- _WRITTEN INSTRUCTION_
Write out each line of the listing as it stands, without the images.

>>>

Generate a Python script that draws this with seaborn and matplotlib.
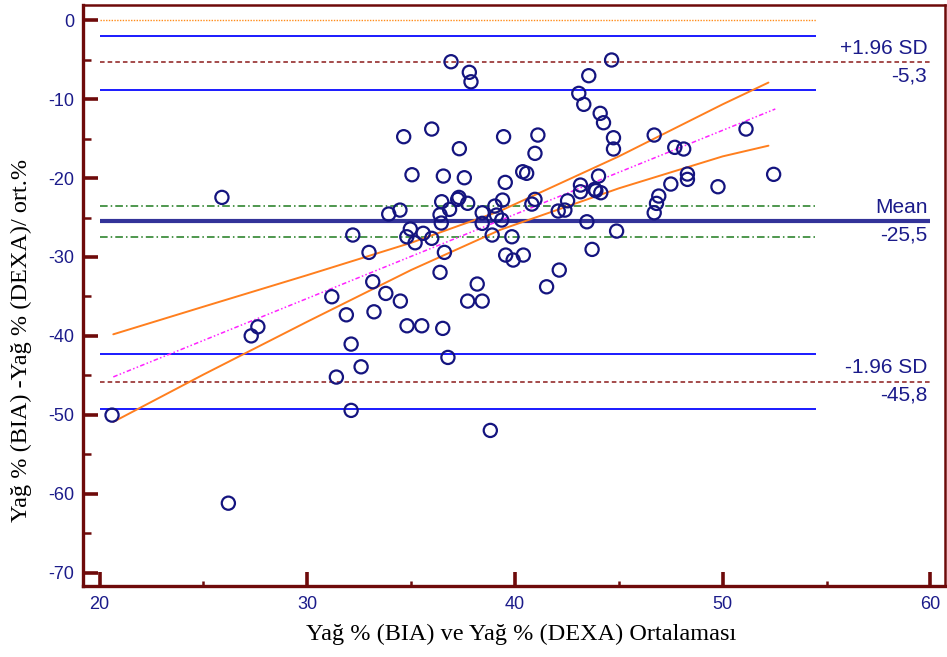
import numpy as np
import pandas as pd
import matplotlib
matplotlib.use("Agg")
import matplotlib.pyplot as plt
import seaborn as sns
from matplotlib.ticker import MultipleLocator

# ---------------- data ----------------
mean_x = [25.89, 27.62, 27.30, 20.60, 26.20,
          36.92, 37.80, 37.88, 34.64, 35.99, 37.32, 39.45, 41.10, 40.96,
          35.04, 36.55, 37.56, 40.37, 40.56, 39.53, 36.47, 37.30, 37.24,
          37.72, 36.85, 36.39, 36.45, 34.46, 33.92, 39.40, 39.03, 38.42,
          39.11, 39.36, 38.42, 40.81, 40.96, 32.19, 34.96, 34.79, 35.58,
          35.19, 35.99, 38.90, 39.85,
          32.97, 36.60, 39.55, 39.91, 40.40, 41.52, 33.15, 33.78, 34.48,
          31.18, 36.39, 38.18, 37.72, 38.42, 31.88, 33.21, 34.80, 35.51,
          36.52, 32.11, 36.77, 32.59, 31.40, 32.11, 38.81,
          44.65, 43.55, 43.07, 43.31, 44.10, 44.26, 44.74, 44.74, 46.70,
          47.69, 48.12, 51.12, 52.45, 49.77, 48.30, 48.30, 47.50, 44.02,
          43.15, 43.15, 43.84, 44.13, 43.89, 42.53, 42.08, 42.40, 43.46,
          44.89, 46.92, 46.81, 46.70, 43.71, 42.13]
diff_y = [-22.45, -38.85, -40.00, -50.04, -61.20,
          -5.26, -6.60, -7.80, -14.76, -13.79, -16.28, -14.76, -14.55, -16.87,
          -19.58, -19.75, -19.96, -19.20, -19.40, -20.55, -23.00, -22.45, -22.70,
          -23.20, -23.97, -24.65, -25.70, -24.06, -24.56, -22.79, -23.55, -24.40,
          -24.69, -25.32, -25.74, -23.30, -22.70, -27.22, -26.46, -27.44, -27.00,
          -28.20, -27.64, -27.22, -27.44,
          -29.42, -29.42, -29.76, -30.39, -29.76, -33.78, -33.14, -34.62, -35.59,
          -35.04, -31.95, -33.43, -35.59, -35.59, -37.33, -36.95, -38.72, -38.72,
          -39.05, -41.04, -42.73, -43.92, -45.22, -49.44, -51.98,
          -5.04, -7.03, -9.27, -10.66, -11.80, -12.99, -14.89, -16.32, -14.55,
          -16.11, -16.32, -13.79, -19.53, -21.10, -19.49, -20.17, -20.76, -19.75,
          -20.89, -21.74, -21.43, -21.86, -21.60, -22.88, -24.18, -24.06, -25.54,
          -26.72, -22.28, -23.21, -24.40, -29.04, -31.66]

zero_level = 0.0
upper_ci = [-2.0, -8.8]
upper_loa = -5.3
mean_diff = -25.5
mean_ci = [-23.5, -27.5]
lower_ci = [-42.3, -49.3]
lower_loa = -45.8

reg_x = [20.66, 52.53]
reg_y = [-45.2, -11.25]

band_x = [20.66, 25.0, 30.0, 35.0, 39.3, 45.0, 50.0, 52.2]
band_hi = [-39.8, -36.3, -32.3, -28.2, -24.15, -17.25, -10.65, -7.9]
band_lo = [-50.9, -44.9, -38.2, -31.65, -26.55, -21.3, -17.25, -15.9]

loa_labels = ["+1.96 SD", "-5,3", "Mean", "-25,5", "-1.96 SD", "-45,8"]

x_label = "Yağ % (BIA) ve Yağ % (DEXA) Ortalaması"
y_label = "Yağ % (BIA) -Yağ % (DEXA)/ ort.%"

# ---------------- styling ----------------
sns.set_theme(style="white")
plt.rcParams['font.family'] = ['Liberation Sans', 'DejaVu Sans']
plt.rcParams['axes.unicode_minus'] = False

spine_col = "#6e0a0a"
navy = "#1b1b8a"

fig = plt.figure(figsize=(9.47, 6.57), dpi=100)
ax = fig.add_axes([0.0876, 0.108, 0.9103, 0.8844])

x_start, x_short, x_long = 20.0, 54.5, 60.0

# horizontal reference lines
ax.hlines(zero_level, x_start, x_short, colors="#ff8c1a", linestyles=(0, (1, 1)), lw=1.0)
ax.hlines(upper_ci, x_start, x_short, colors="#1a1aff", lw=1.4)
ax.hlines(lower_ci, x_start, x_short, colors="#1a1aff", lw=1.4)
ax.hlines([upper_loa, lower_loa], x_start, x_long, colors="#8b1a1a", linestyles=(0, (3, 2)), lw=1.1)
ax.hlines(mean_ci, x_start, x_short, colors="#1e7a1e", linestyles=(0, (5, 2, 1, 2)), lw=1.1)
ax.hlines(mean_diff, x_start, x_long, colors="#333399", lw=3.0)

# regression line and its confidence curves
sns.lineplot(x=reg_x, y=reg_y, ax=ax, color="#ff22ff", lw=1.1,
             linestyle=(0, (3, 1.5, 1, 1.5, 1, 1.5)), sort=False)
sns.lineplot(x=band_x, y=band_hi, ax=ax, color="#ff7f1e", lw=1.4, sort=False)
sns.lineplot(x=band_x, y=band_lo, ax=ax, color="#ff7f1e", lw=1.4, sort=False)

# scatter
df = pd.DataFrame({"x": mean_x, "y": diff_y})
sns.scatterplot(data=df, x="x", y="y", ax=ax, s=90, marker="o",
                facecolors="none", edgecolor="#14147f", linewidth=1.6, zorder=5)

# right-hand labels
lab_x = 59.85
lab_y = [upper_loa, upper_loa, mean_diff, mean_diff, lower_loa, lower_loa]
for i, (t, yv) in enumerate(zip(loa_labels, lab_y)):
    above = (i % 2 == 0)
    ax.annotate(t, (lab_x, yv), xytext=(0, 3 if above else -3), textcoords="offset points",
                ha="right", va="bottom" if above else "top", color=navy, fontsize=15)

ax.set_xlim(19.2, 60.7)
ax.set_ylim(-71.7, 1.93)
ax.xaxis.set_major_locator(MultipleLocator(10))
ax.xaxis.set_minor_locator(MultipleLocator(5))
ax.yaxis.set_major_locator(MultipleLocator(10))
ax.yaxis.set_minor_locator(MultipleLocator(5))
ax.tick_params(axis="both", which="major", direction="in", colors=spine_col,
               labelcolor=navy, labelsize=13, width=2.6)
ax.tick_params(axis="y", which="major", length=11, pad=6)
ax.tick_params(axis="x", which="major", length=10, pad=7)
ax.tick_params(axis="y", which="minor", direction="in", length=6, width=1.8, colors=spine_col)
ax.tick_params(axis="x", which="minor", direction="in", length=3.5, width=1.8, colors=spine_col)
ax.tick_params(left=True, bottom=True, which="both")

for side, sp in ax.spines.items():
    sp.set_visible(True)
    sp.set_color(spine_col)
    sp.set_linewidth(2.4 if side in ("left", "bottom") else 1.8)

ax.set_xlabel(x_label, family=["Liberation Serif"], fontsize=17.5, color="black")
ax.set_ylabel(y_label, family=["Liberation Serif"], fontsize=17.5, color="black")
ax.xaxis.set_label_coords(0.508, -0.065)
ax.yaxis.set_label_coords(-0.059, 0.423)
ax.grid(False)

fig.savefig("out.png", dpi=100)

<<<

- _TASK SOLUTION_
Generate a Python script that draws this with seaborn and matplotlib.
import numpy as np
import pandas as pd
import matplotlib
matplotlib.use("Agg")
import matplotlib.pyplot as plt
import seaborn as sns
from matplotlib.ticker import MultipleLocator

# ---------------- data ----------------
mean_x = [25.89, 27.62, 27.30, 20.60, 26.20,
          36.92, 37.80, 37.88, 34.64, 35.99, 37.32, 39.45, 41.10, 40.96,
          35.04, 36.55, 37.56, 40.37, 40.56, 39.53, 36.47, 37.30, 37.24,
          37.72, 36.85, 36.39, 36.45, 34.46, 33.92, 39.40, 39.03, 38.42,
          39.11, 39.36, 38.42, 40.81, 40.96, 32.19, 34.96, 34.79, 35.58,
          35.19, 35.99, 38.90, 39.85,
          32.97, 36.60, 39.55, 39.91, 40.40, 41.52, 33.15, 33.78, 34.48,
          31.18, 36.39, 38.18, 37.72, 38.42, 31.88, 33.21, 34.80, 35.51,
          36.52, 32.11, 36.77, 32.59, 31.40, 32.11, 38.81,
          44.65, 43.55, 43.07, 43.31, 44.10, 44.26, 44.74, 44.74, 46.70,
          47.69, 48.12, 51.12, 52.45, 49.77, 48.30, 48.30, 47.50, 44.02,
          43.15, 43.15, 43.84, 44.13, 43.89, 42.53, 42.08, 42.40, 43.46,
          44.89, 46.92, 46.81, 46.70, 43.71, 42.13]
diff_y = [-22.45, -38.85, -40.00, -50.04, -61.20,
          -5.26, -6.60, -7.80, -14.76, -13.79, -16.28, -14.76, -14.55, -16.87,
          -19.58, -19.75, -19.96, -19.20, -19.40, -20.55, -23.00, -22.45, -22.70,
          -23.20, -23.97, -24.65, -25.70, -24.06, -24.56, -22.79, -23.55, -24.40,
          -24.69, -25.32, -25.74, -23.30, -22.70, -27.22, -26.46, -27.44, -27.00,
          -28.20, -27.64, -27.22, -27.44,
          -29.42, -29.42, -29.76, -30.39, -29.76, -33.78, -33.14, -34.62, -35.59,
          -35.04, -31.95, -33.43, -35.59, -35.59, -37.33, -36.95, -38.72, -38.72,
          -39.05, -41.04, -42.73, -43.92, -45.22, -49.44, -51.98,
          -5.04, -7.03, -9.27, -10.66, -11.80, -12.99, -14.89, -16.32, -14.55,
          -16.11, -16.32, -13.79, -19.53, -21.10, -19.49, -20.17, -20.76, -19.75,
          -20.89, -21.74, -21.43, -21.86, -21.60, -22.88, -24.18, -24.06, -25.54,
          -26.72, -22.28, -23.21, -24.40, -29.04, -31.66]

zero_level = 0.0
upper_ci = [-2.0, -8.8]
upper_loa = -5.3
mean_diff = -25.5
mean_ci = [-23.5, -27.5]
lower_ci = [-42.3, -49.3]
lower_loa = -45.8

reg_x = [20.66, 52.53]
reg_y = [-45.2, -11.25]

band_x = [20.66, 25.0, 30.0, 35.0, 39.3, 45.0, 50.0, 52.2]
band_hi = [-39.8, -36.3, -32.3, -28.2, -24.15, -17.25, -10.65, -7.9]
band_lo = [-50.9, -44.9, -38.2, -31.65, -26.55, -21.3, -17.25, -15.9]

loa_labels = ["+1.96 SD", "-5,3", "Mean", "-25,5", "-1.96 SD", "-45,8"]

x_label = "Yağ % (BIA) ve Yağ % (DEXA) Ortalaması"
y_label = "Yağ % (BIA) -Yağ % (DEXA)/ ort.%"

# ---------------- styling ----------------
sns.set_theme(style="white")
plt.rcParams['font.family'] = ['Liberation Sans', 'DejaVu Sans']
plt.rcParams['axes.unicode_minus'] = False

spine_col = "#6e0a0a"
navy = "#1b1b8a"

fig = plt.figure(figsize=(9.47, 6.57), dpi=100)
ax = fig.add_axes([0.0876, 0.108, 0.9103, 0.8844])

x_start, x_short, x_long = 20.0, 54.5, 60.0

# horizontal reference lines
ax.hlines(zero_level, x_start, x_short, colors="#ff8c1a", linestyles=(0, (1, 1)), lw=1.0)
ax.hlines(upper_ci, x_start, x_short, colors="#1a1aff", lw=1.4)
ax.hlines(lower_ci, x_start, x_short, colors="#1a1aff", lw=1.4)
ax.hlines([upper_loa, lower_loa], x_start, x_long, colors="#8b1a1a", linestyles=(0, (3, 2)), lw=1.1)
ax.hlines(mean_ci, x_start, x_short, colors="#1e7a1e", linestyles=(0, (5, 2, 1, 2)), lw=1.1)
ax.hlines(mean_diff, x_start, x_long, colors="#333399", lw=3.0)

# regression line and its confidence curves
sns.lineplot(x=reg_x, y=reg_y, ax=ax, color="#ff22ff", lw=1.1,
             linestyle=(0, (3, 1.5, 1, 1.5, 1, 1.5)), sort=False)
sns.lineplot(x=band_x, y=band_hi, ax=ax, color="#ff7f1e", lw=1.4, sort=False)
sns.lineplot(x=band_x, y=band_lo, ax=ax, color="#ff7f1e", lw=1.4, sort=False)

# scatter
df = pd.DataFrame({"x": mean_x, "y": diff_y})
sns.scatterplot(data=df, x="x", y="y", ax=ax, s=90, marker="o",
                facecolors="none", edgecolor="#14147f", linewidth=1.6, zorder=5)

# right-hand labels
lab_x = 59.85
lab_y = [upper_loa, upper_loa, mean_diff, mean_diff, lower_loa, lower_loa]
for i, (t, yv) in enumerate(zip(loa_labels, lab_y)):
    above = (i % 2 == 0)
    ax.annotate(t, (lab_x, yv), xytext=(0, 3 if above else -3), textcoords="offset points",
                ha="right", va="bottom" if above else "top", color=navy, fontsize=15)

ax.set_xlim(19.2, 60.7)
ax.set_ylim(-71.7, 1.93)
ax.xaxis.set_major_locator(MultipleLocator(10))
ax.xaxis.set_minor_locator(MultipleLocator(5))
ax.yaxis.set_major_locator(MultipleLocator(10))
ax.yaxis.set_minor_locator(MultipleLocator(5))
ax.tick_params(axis="both", which="major", direction="in", colors=spine_col,
               labelcolor=navy, labelsize=13, width=2.6)
ax.tick_params(axis="y", which="major", length=11, pad=6)
ax.tick_params(axis="x", which="major", length=10, pad=7)
ax.tick_params(axis="y", which="minor", direction="in", length=6, width=1.8, colors=spine_col)
ax.tick_params(axis="x", which="minor", direction="in", length=3.5, width=1.8, colors=spine_col)
ax.tick_params(left=True, bottom=True, which="both")

for side, sp in ax.spines.items():
    sp.set_visible(True)
    sp.set_color(spine_col)
    sp.set_linewidth(2.4 if side in ("left", "bottom") else 1.8)

ax.set_xlabel(x_label, family=["Liberation Serif"], fontsize=17.5, color="black")
ax.set_ylabel(y_label, family=["Liberation Serif"], fontsize=17.5, color="black")
ax.xaxis.set_label_coords(0.508, -0.065)
ax.yaxis.set_label_coords(-0.059, 0.423)
ax.grid(False)

fig.savefig("out.png", dpi=100)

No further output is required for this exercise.